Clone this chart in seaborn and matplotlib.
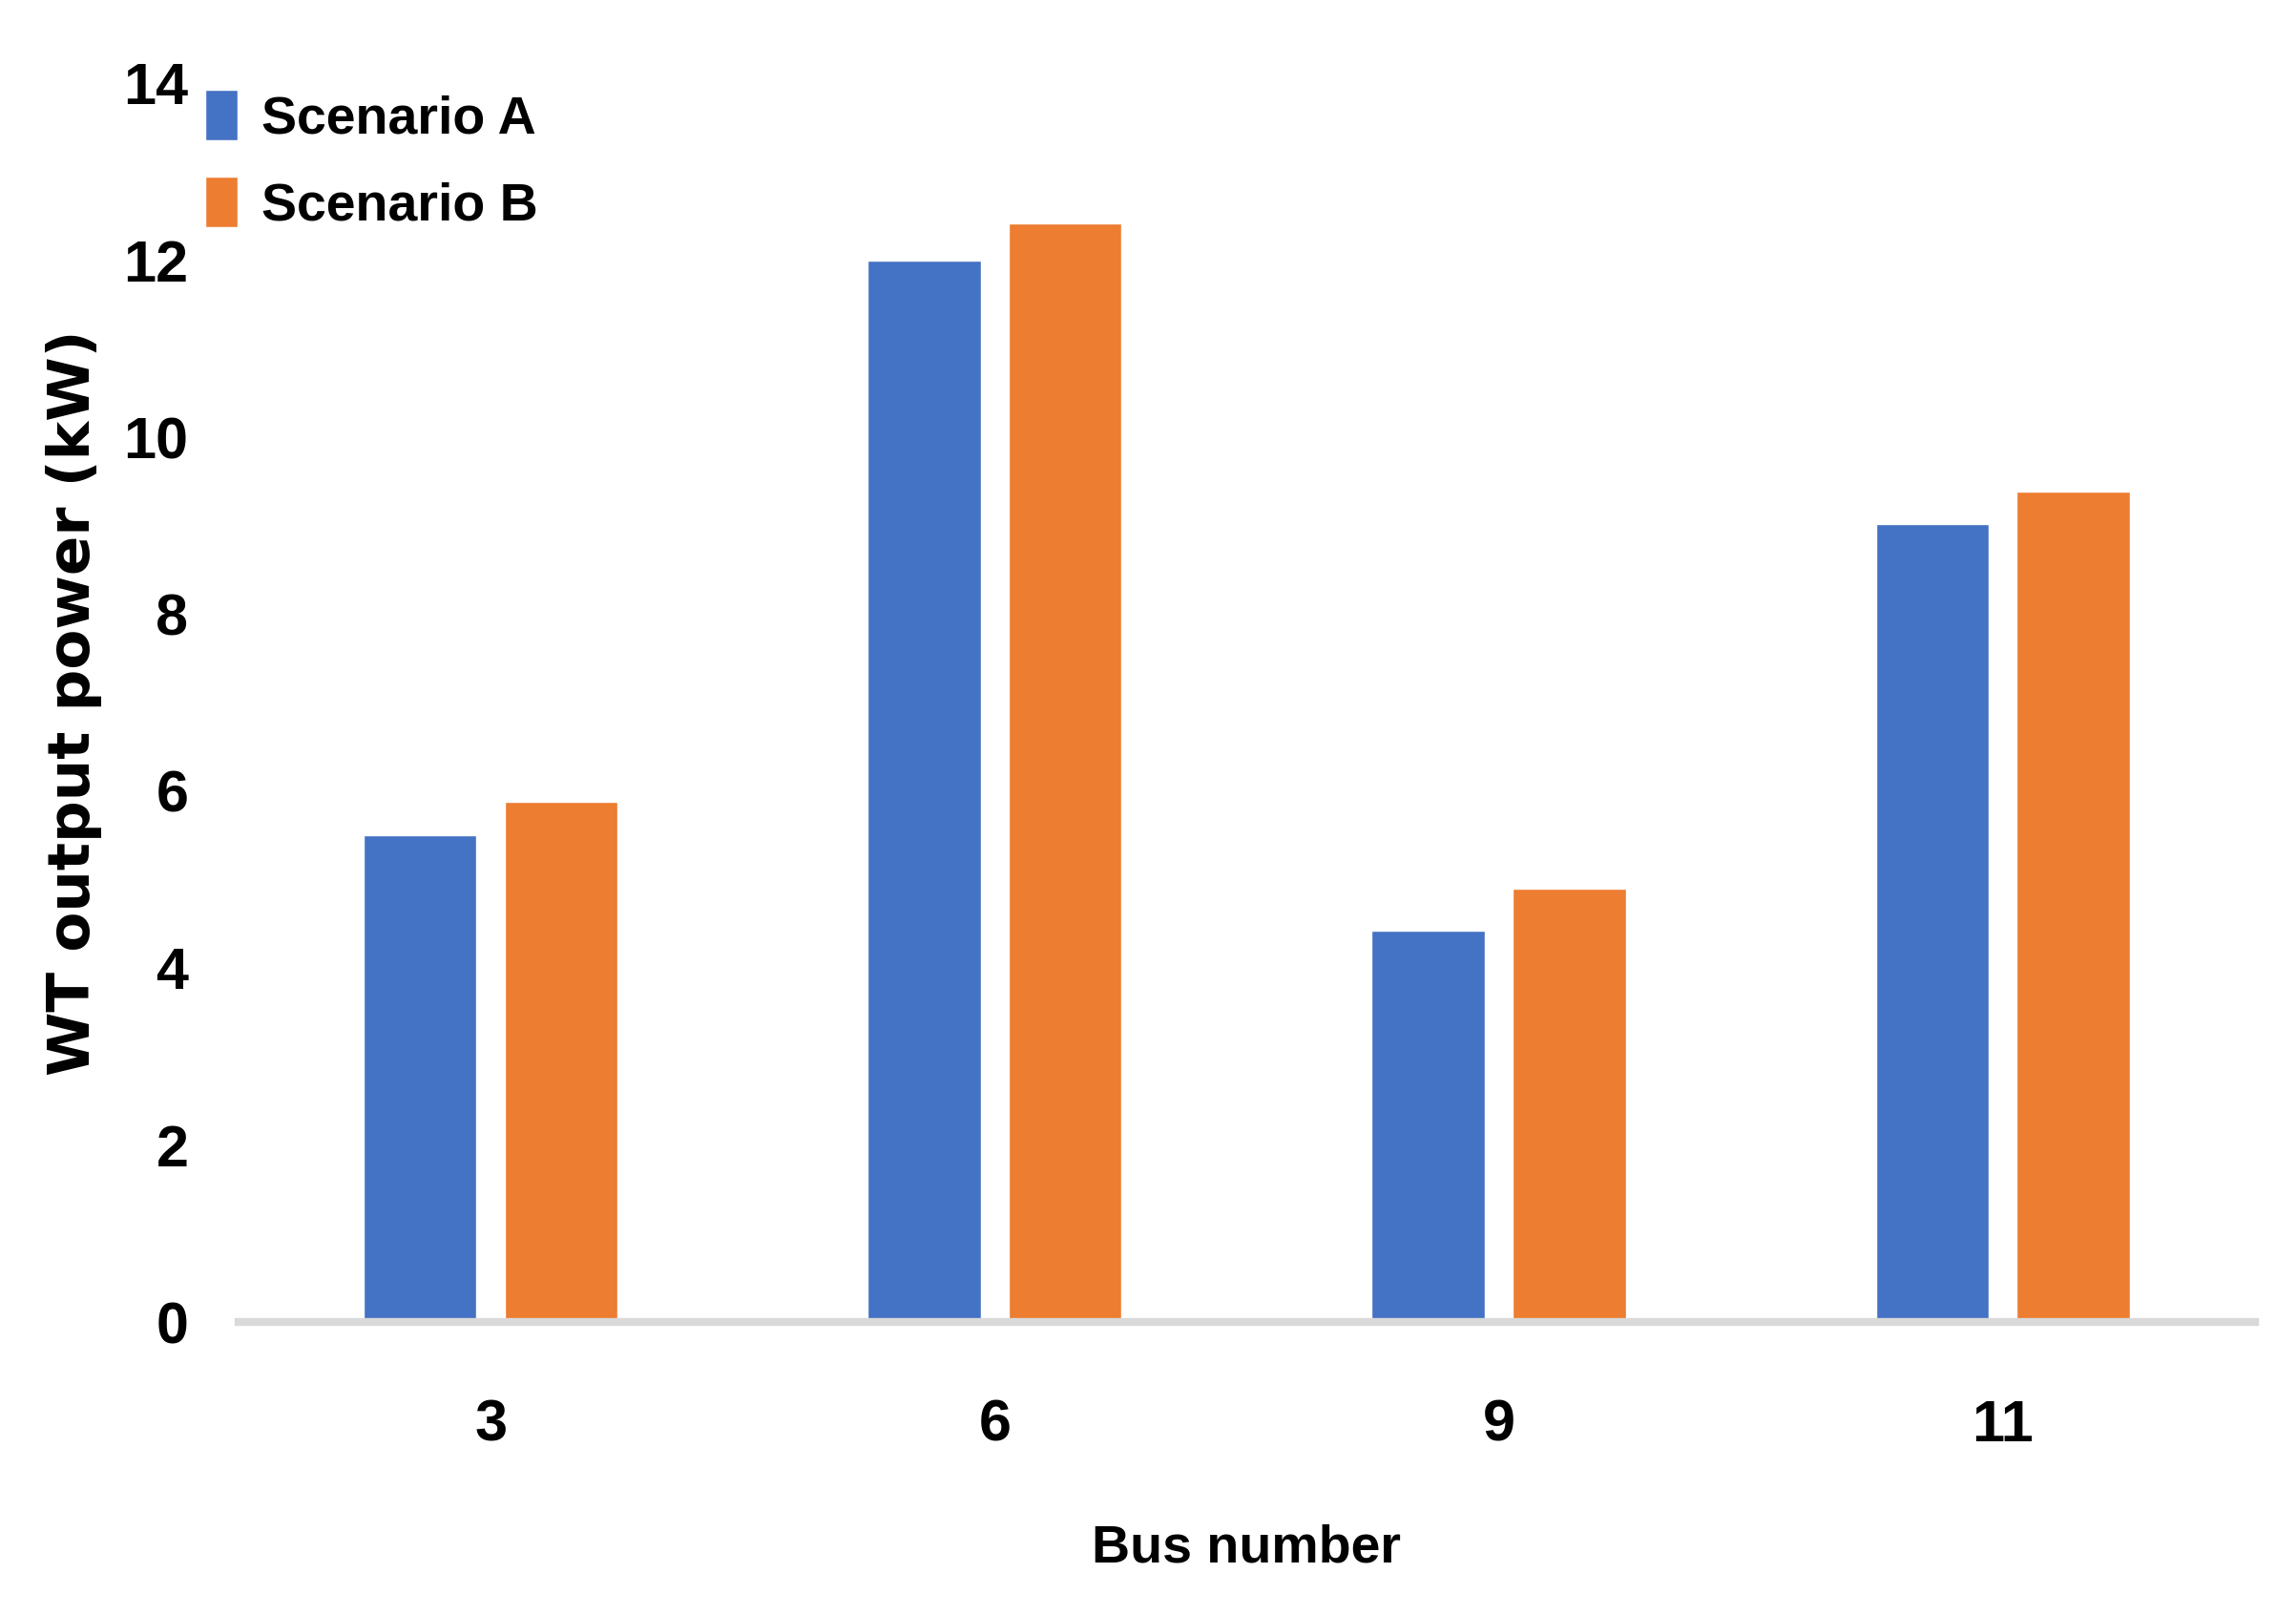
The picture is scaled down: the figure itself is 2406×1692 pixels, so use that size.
import matplotlib
matplotlib.use("Agg")
import matplotlib.pyplot as plt
import pandas as pd
import seaborn as sns

buses = ["3", "6", "9", "11"]
scenario_a = [5.5, 12.0, 4.42, 9.02]
scenario_b = [5.88, 12.42, 4.9, 9.39]
series_names = ["Scenario A", "Scenario B"]
colors = ["#4472C4", "#ED7D31"]

df = pd.DataFrame({
    "bus": buses * 2,
    "power": scenario_a + scenario_b,
    "scenario": [series_names[0]] * len(buses) + [series_names[1]] * len(buses),
})

sns.set_style("white")
plt.rcParams['font.family'] = ['Liberation Sans', 'DejaVu Sans']
plt.rcParams['text.color'] = 'black'
plt.rcParams['xtick.color'] = 'black'
plt.rcParams['ytick.color'] = 'black'
plt.rcParams['axes.labelcolor'] = 'black'

fig = plt.figure(figsize=(24.06, 16.92), dpi=100)
ax = fig.add_axes([0.104, 0.1814, 0.878, 0.767])

sns.barplot(data=df, x="bus", y="power", hue="scenario", palette=colors,
            width=0.56, gap=0.2, saturation=1, ax=ax)

ax.set_ylim(0, 14)
ax.set_xlim(-0.5, 3.5)
ax.set_yticks(range(0, 15, 2))
ax.tick_params(axis='both', length=0, labelsize=44)
ax.tick_params(axis='y', pad=38)
ax.tick_params(axis='x', pad=58)
for lab in ax.get_xticklabels() + ax.get_yticklabels():
    lab.set_fontweight('bold')

for s in ['top', 'right', 'left']:
    ax.spines[s].set_visible(False)
ax.spines['bottom'].set_color('#d9d9d9')
ax.spines['bottom'].set_linewidth(6)

ax.set_xlabel("Bus number", fontsize=40, fontweight='bold', labelpad=53)
ax.set_ylabel("WT output power (kW)", fontsize=44, fontweight='bold',
              family=['DejaVu Sans'], labelpad=16)

leg = ax.legend(loc='upper left', bbox_to_anchor=(-0.027, 1.012), frameon=False,
                fontsize=40, handlelength=0.6, handleheight=1.1,
                handletextpad=0.45, labelspacing=0.6, borderaxespad=0)
for t in leg.get_texts():
    t.set_fontweight('bold')

fig.savefig("out.png", dpi=100)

• **DO THIS**:
Reproduce exactly the lines from the line with "The picture is" to the line with "width=0.56, gap=0.2, saturation=1, ax=ax)", both end lines included.

• **OUTPUT FOR THIS EXERCISE**:
The picture is scaled down: the figure itself is 2406×1692 pixels, so use that size.
import matplotlib
matplotlib.use("Agg")
import matplotlib.pyplot as plt
import pandas as pd
import seaborn as sns

buses = ["3", "6", "9", "11"]
scenario_a = [5.5, 12.0, 4.42, 9.02]
scenario_b = [5.88, 12.42, 4.9, 9.39]
series_names = ["Scenario A", "Scenario B"]
colors = ["#4472C4", "#ED7D31"]

df = pd.DataFrame({
    "bus": buses * 2,
    "power": scenario_a + scenario_b,
    "scenario": [series_names[0]] * len(buses) + [series_names[1]] * len(buses),
})

sns.set_style("white")
plt.rcParams['font.family'] = ['Liberation Sans', 'DejaVu Sans']
plt.rcParams['text.color'] = 'black'
plt.rcParams['xtick.color'] = 'black'
plt.rcParams['ytick.color'] = 'black'
plt.rcParams['axes.labelcolor'] = 'black'

fig = plt.figure(figsize=(24.06, 16.92), dpi=100)
ax = fig.add_axes([0.104, 0.1814, 0.878, 0.767])

sns.barplot(data=df, x="bus", y="power", hue="scenario", palette=colors,
            width=0.56, gap=0.2, saturation=1, ax=ax)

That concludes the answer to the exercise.